Autor: Aleksander Kurcoń

W sobotę było bardzo blisko, ale ostatecznie awans wyślizgnął się z rąk. Dzisiaj nadejdzie podejście drugie w wykonaniu UNGENTIUM, aby w następnym sezonie zagrać na zapleczu ESL Pro League – w ESL Challenger.

W sobotę UNGENTIUM zmierzyło się z K23. Stawką spotkania był awans do ESL Challenger League na sezon 42. Niestety Polacy ponieśli klęskę, mimo że wygrali pierwszą mapę 16:8. Ostatecznie mecz zakończył się wynikiem 2:1 dla K23.

To spotkanie mogło jednak wyglądać inaczej. Polacy bowiem na Inferno – drugiej mapie pojedynku – byli blisko come-backu. Z wyniku 5:12 potrafili doprowadzić do 14:15, a w 30. rundzie byali z sytuacji 1vs3 doprowadził do clutcha 1vs1. Ostatecznie Bielińskiemu zabrakło jednego celnego strzału, by doprowadzić do dogrywki, a Inferno padło łupem K23.

CZYTAJ TAKŻE: degster – moja rodzina sceptycznie podchodziła do mojej gry w CSa

Na trzeciej mapie – Duście2 – oglądaliśmy podobny scenariusz. UNGENTIUM goniło rywala z wyniku 4:11 i doprowadziło do rezultatu 13:15. Ostatecznie ponownie nie udało się doprowadzić do dogrywki, a rywal Polaków znowu był minimalnie lepszy.
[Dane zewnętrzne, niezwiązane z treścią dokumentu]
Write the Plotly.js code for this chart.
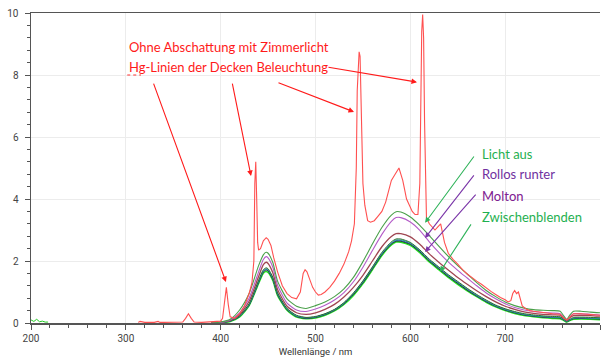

Tym samym to K23 mogło już w sobotę świętować awans do wyższej ligi.

Co zatem z UNGENTIUM? Polacy dziś, w niedzielę, zmierzą się w drugiej rundzie drabinki przegranych. Stawką spotkania będzie awans do 42. sezonu ESL Challenger League, więc jeszcze nie wszystko stracone. Rywal jest jeszcze nieznany. Będzie to zwycięzca meczu pomiędzy ECLOT a Bad News Eagles. Spotkanie zaplanowano na godzinę 19:00.